我々は、生体内における変異型β-Synの神経変性促進効果を検討するため、P123Hβ-Syn発現型トランスジェニック(tg)マウスを作製した。その結果、これらのtgマウスの大脳基底核にはP123Hβ-Synの蓄積を伴う軸索末端の肥大やグリオーシスが認められた。また、モリス水迷路試験により、これらのマウスは約6ヶ月齢で顕著な認知機能低下を示した。このように、P123Hβ-Synが単独で神経変性促進作用を有し、また、P123Hβ-Syn tgマウスが従来の運動障害を主徴とするα-Syn tgマウスと比べて、行動学的に異なることが観察された。これらのことは、P123Hβ-Syn、及びα-Synの神経変性促進作用が分子レベルで異なる可能性を示唆している。このような基本的な神経変性の機序を理解することは病態の解明に不可欠であると考えられる(課題1)。

孤発性シヌクレイノパチーの病態における野生型β-Synの関与

野生型のβ-Synは、α-Synに比べて凝集しにくく、α-Synによる神経変性促進作用に対してむしろ保護的な作用を有することがtgマウスを含む種々の実験系において報告されてきた。しかしながら、β-Synが遺伝子変異により神経変性に関与することは、野生型β-Synが加齢や環境因子などの影響によって弧発性シヌクレイノパチーの神経変性に関与しているのではないかという可能性を惹起する。これに関しては、ヒトの剖検脳において、PDやDLBだけでなくアルツハイマー病の剖検脳においても、α-Synに対するβ-SynのmRNAが相対的に減少していることが示されており、β-Synの相対量の減少による神経保護作用の低下が神経変性に関与するのではないかと推定することができる。また、mRNAレベルだけでなく、β-Synの蛋白レベルにおける変化、特にβ-Synの翻訳後において年齢や環境因子の作用による蛋白の修飾などにより、神経保護作用の低下にいたることは十分考えられる。他方で、PDやDLBの海馬苔状線維終末にβ-Syn蓄積が認められることや、リソソーム蓄積病の一つであるSandhoff病患者脳にβ-Syn蓄積が検出されるなど、神経変性疾患のいくつかの局面においてβ-Synが蓄積されることが報告されている。これらの所見は、野生型β-Synが加齢や環境因子に伴う何らかの修飾が原因で神経毒性を獲得することにより病態に関与する可能性を示唆しており、野生型β-Synを単純に治療戦略に使えるか否かという問題につながる重要な課題である(課題2)。

シヌクレイノパチーの治療法戦略

P123Hβ-Syn tgマウスの表現型が実際のDLBの症状をよく反映することは、これらのマウスが基礎研究に有用であるだけでなく、治療法開発のモデルとしても有効である可能性を示唆している。神経変性疾患の治療研究に関しては、ワクチン・抗体療法や移植治療の開発、小分子・化合物のスクリーニングなどが活発におこなわれている。現時点では、ヒトへの臨床試験において、いずれの方法も治療効果は認められない。他方で、糖尿病や動脈硬化などの加齢性疾患と同様に、神経変性疾患においてもカロリー制限、運動、良質な環境要因が、ヒトや実験動物モデルにおいて予防効果のあることが報告されてきた。このような背景で、我々は、運動に関連して、疑似運動効果を示すアディポネクチン(APN)によるシヌクレイノパチー治療の可能性を追求している。

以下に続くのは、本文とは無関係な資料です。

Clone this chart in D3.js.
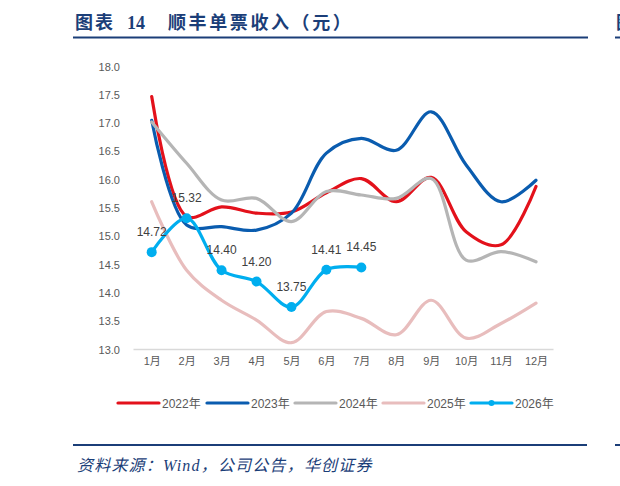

APNは脂肪組織から分泌され、肥満、糖尿病、動脈硬化などの加齢性疾患に対して抑制的に働くアディポカインとして、近年、大きな注目を浴びてきた。神経系の加齢性変化におけるAPNの役割は不明である。しかしながら、最近になって、PD患者の血清やアルツハイマー病患者の脳脊髄液において正常者のそれらに比べて、APN濃度が有意に上昇していることが報告され、APNが神経変性疾患の病態に関与する可能性が示唆されている。我々は、PD及びその関連疾患の病態において、APNがα-Synの神経毒性に対する抑制因子として働いているのではないかという仮説を立て、剖検脳や培養細胞モデルを用いて解析中である(課題3)。

新規モデルシステムの確立

最後に、これまでの知見は主としてマウスや培養細胞の実験系で得られたものである。実験系に関しては、それぞれ一長一短あるが、今後、治療法の開発などに関しては、比較的短時間に結果が得られる系、さらにヒトをモデルにした系を用いて検討する必要がある。このような理由で、ショウジョウバエモデル、P123Hβ-Syn患者由来ipscモデルを確立し、これまでマウスで得られた知見を再検討し、治療戦略を構築する(課題4)。